GARY A. HORTON, PUBLIC DEFENDER, BATAVIA (BRIDGET L. FIELD OF COUNSEL), FOR DEFENDANT-APPELLANT.
LAWRENCE FRIEDMAN, DISTRICT ATTORNEY, BATAVIA (KEVIN T. FINNELL OF COUNSEL), FOR PLAINTIFF-RESPONDENT.
Before: Scudder, P.J., Hurlbutt, Gorski and Martoche, JJ.
It is hereby ordered that the judgment so appealed from be and the same hereby is unanimously affirmed.

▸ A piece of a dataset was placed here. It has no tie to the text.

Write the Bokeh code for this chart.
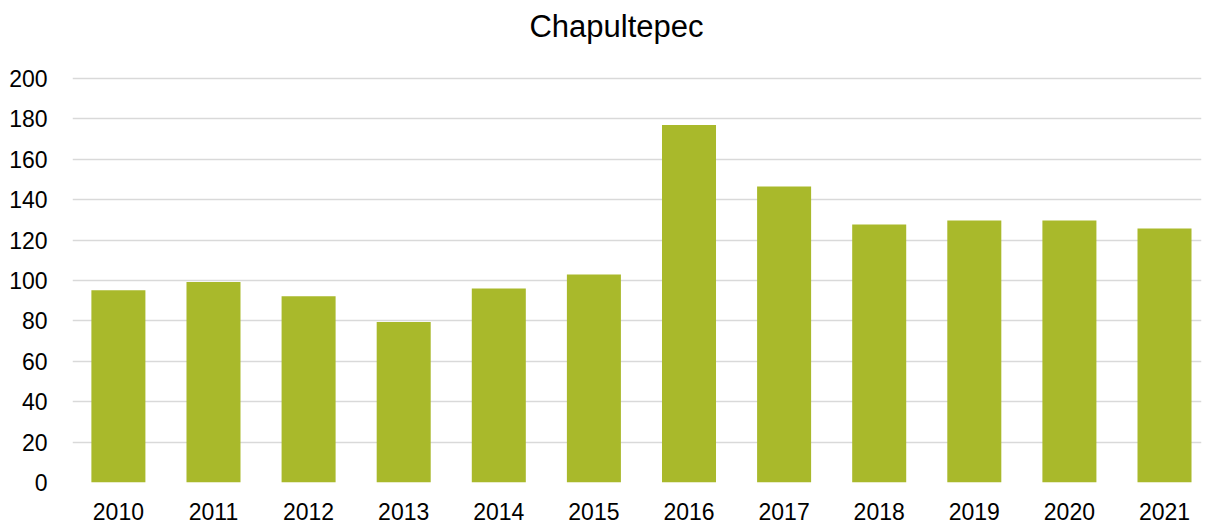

Memorandum: Defendant appeals from a judgment convicting him upon a jury verdict of felony driving while intoxicated (Vehicle and Traffic Law § 1192; § 1193 [1] [c] [i]) and aggravated unlicensed operation of a motor vehicle in the first degree (§§ 511 [3] [a] [i]). Contrary to the contention of defendant, the evidence that he failed all his field sobriety tests, smelled of alcohol, had glassy eyes and slurred his speech is legally sufficient to support the conviction ( see generally People v Bleakley, 69 NY2d 490, 495). Furthermore, we conclude that the jury did not fail to give the evidence the weight it should be accorded, and thus the verdict is not against the weight of the evidence ( see People v Clark, 284 AD2d 956, 957, lv denied 97 NY2d 640). The sentence is not un-duly harsh or severe.